Be responsible for good governance.  School board members are elected officials and at all times responsible for good and proper governance.  This does not always mean giving an individual constituent what that person demands.  It means giving that constituent access to the governing body, opportunity to be heard, and to receive a response to his concerns.  It means adhering to the rules of governance and the procedures for decision-making.  It means compliance with open meetings and open records statutes.  It means civil discourse.  The need for good governance is non-debatable.

Provide maximum support to achieve your primary mission.  A school board is not a state government, a county board, or a municipal or town council.  Those governmental bodies have their own missions and jurisdictions.  School boards are authorized by the state constitution for a specific purpose.  Stick to that purpose – the public education of children.  Provide a maximum of support to achieve the education of all children.  Push the envelope of allowable options for educating all children.  Provide all of the ancillary services that a public education now includes, like breakfast and lunch programs.  Make and continue to make every required and needed modification of teaching and learning to achieve an education for every child.  Be fiduciary in aligning all expenditures with your mission.   

Make the decisions and policies that assure an equitable and equal education for all children.  A pandemic may make things difficult, but it does not remove or reduce the responsibility of these essential words – equitable and equal.

Provide flexibility for individuals to choose among options.  Choice is now a standard in public education – parents expect and demand choices in how and where they will educate their children.  Expect that more parents will choose homeschooling and virtual school options during the pandemic.  Additionally, parents and children are accustomed to options and choices in schools.  Elective courses, arts, activities and athletics that can be implemented within pandemic low risk guidelines.   Maintain as many choices as possible to satisfy a parent’s primary mission – a best school year for my child.

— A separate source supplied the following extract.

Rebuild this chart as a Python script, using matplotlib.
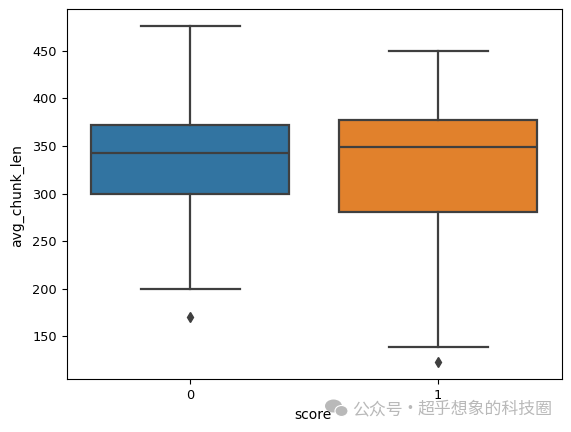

Personalize your listening but do not personalize the response to your decisions.  Regardless of a board’s decision for in-person or at-home learning, some parents will applaud and some parents will boo.  Even the Solomon-like decision to provide parent choice – in-school or at-home – will have dissenters.  Until the pandemic no longer threatens our health, board members will face pandemic decision derision.  Please consider, when did a board decision please 100% of the public? 

The big duh!

A board’s biggest fears regarding the pandemic will color its decisions and policies.  Know your fears.  Validate or defeat your fears with facts.  Know that others may not agree with your fears, your facts, your decisions or policies.  Maintain the best of governmental practices.  Protect the education of disadvantaged children.  Then, make your decisions and let the future determine your wisdom.  This is what a board is elected to do.